Ohhh, I do that too.
And when I pick up, say, a dishcloth, I fling it up with my toes behind me and catch it in my hand. :slight_smile:

My least important super-skill is finding four-leaf-clover. I can just walk across a meadow an spot the things. I remember once spotting one from a car at a red light, getting out, picking the clover and getting back in the car again before the lights turned .
For birthdays I often give bouquets of clovers: 40 four-leaf-clovers for the 40th birthday. No problem at all.
I have also found five-leaf, six-leaf and eight-leaf clovers quite often, but cannot remeber ever seeing a seven-leaf-clover… .

I got nothing but I’d like to brag about my cousin.

When we were kids he could fart on command. I’m not sure if he can do that anymore.

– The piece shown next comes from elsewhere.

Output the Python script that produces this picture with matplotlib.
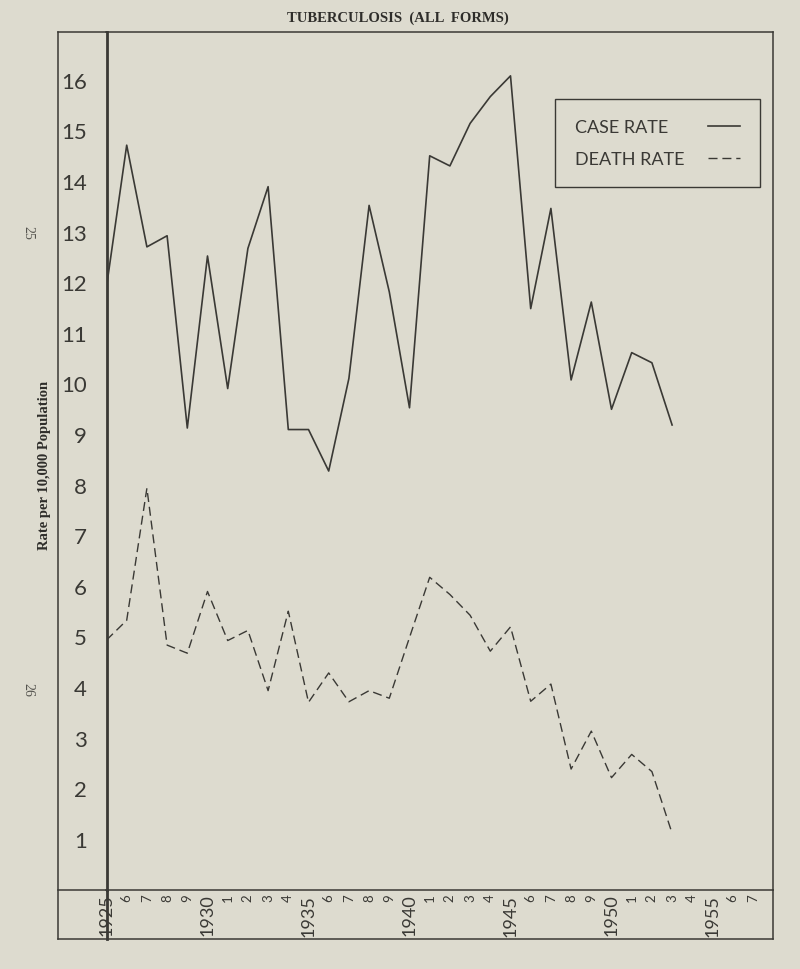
import matplotlib
matplotlib.use("Agg")
import matplotlib.pyplot as plt

years = list(range(1925, 1954))
case_rate = [11.91, 14.71, 12.70, 12.92, 9.12, 12.52, 9.90, 12.67, 13.89, 9.09,
             9.09, 8.27, 10.10, 13.52, 11.81, 9.52, 14.50, 14.30, 15.14, 15.67,
             16.08, 11.48, 13.46, 10.07, 11.61, 9.49, 10.61, 10.41, 9.18]
death_rate = [4.93, 5.32, 7.93, 4.83, 4.67, 5.89, 4.92, 5.12, 3.93, 5.50,
              3.70, 4.28, 3.71, 3.93, 3.78, 4.98, 6.17, 5.83, 5.42, 4.71,
              5.19, 3.72, 4.06, 2.38, 3.13, 2.21, 2.67, 2.33, 1.11]
tick_years = list(range(1925, 1958))
tick_labels = [str(y) if y % 5 == 0 else str(y % 10) for y in tick_years]
y_ticks = list(range(1, 17))

BG = "#dddbcf"
INK = "#3a3935"
HAND = ["Lato", "DejaVu Sans"]
SERIF = ["Liberation Serif", "DejaVu Serif"]

fig = plt.figure(figsize=(8, 9.7), dpi=100, facecolor=BG)
ax = fig.add_axes([106.5 / 800, 1 - 890.5 / 970, (773 - 106.5) / 800, (890.5 - 33) / 970])
ax.set_facecolor(BG)

ax.plot(years, case_rate, color=INK, lw=1.2, label="CASE RATE")
ax.plot(years, death_rate, color=INK, lw=1.0, dashes=(6.5, 3.5), label="DEATH RATE")

ax.set_xlim(1925, 1925 + 666.5 / 20.2)
ax.set_ylim(0, (890.5 - 33) / 50.6)

ax.set_yticks(y_ticks)
ax.set_yticklabels([str(v) for v in y_ticks], family=HAND, weight="normal",
                   fontsize=16, color=INK)
ax.tick_params(axis="y", length=0, pad=14)

ax.set_xticks(tick_years)
ax.set_xticklabels(tick_labels, rotation=90, family=HAND, weight="normal", color=INK)
for lab, y in zip(ax.get_xticklabels(), tick_years):
    lab.set_fontsize(13 if y % 5 == 0 else 9.5)
ax.tick_params(axis="x", length=0, pad=3)

for s in ["top", "right", "bottom"]:
    ax.spines[s].set_color(INK)
    ax.spines[s].set_linewidth(1.1)
ax.spines["left"].set_color(INK)
ax.spines["left"].set_linewidth(2.0)

# outer frame extensions
L = -48.5 / 666.5
B = -49.5 / 857.5
kw = dict(transform=ax.transAxes, clip_on=False, color=INK, lw=1.1)
ax.plot([L, 0], [1, 1], **kw)
ax.plot([L, L], [1, B], **kw)
ax.plot([L, 1], [B, B], **kw)
ax.plot([1, 1], [0, B], **kw)
ax.plot([L, 0], [0, 0], **kw)
ax.plot([0, 0], [0, B], transform=ax.transAxes, clip_on=False, color=INK, lw=2.0)

leg = ax.legend(loc="upper right", bbox_to_anchor=((760 - 106.5) / 666.5, (890.5 - 100) / 857.5),
                markerfirst=False, frameon=True, fancybox=False, framealpha=1,
                facecolor=BG, edgecolor=INK,
                prop={"family": HAND, "weight": "normal", "size": 13},
                handlelength=1.8, handletextpad=1.3, borderpad=1.1, labelspacing=0.9,
                borderaxespad=0)
leg.get_frame().set_linewidth(1.0)
for t in leg.get_texts():
    t.set_color(INK)

# left-align the legend labels while keeping the handles in one column
renderer = fig.canvas.get_renderer()
texts = leg.get_texts()
widths = [t.get_window_extent(renderer).width for t in texts]
maxw = max(widths)
for col in leg._legend_handle_box.get_children():
    col.align = "left"
    for row, w in zip(col.get_children(), widths):
        row.sep += (maxw - w) * 72.0 / fig.dpi

fig.text(0.497, 1 - 18 / 970, "TUBERCULOSIS  (ALL  FORMS)", ha="center", va="center",
         family=SERIF, weight="bold", fontsize=10.5, color="#2e2d2a")
fig.text(45 / 800, 1 - 465 / 970, "Rate per 10,000 Population", ha="center", va="center",
         rotation=90, family=SERIF, weight="bold", fontsize=10.5, color="#2e2d2a")
fig.text(28 / 800, 1 - 233 / 970, "25", ha="center", va="center", rotation=-90,
         family=SERIF, fontsize=10, color="#55544f")
fig.text(28 / 800, 1 - 690 / 970, "26", ha="center", va="center", rotation=-90,
         family=SERIF, fontsize=10, color="#55544f")

fig.savefig("out.png", dpi=100, facecolor=BG)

I used to try to catch him “unloaded” and at random times I would tell him to fart. He always did and it always stunk.

That’s . . . weird. Do you take commissions?

I have to say this might be about my favorite thread ever. This is WAAAAY better than a doper picture thread; picturing each doper engaged in the practice of his or her own special skill is a much better way to remember each of you. Plus I think I’ll rolodex this thread under “freelance.”

Me too, usually I write “Can you read this”. I also print faster than I write and have trained myself into writing quite typwewriter-like. I have difficulty preventing myself from always writing an ‘a’ like this (backward-6 like versus o-with-a-tail-like).

Ditto [sub]though king-ish[/sub]. I can get 20% more into a space than there was before and everything is more accessible. The weird thing is I can do it again; but I have to come back to it after a few weeks or months.

I can cross my eyes looking at a keyboard, mesh screen, window blinds, {etc. with a pattern} and lock my eyes crossed. Then, I can look around the resulting pattern. For a keyboard I would see F and H overlapped on an ordinary looking keycap. Likewise G and J overlap but the keycap looks okay. Looking around, the image looks further away and magnified slightly at the same time - very Hitchcockian.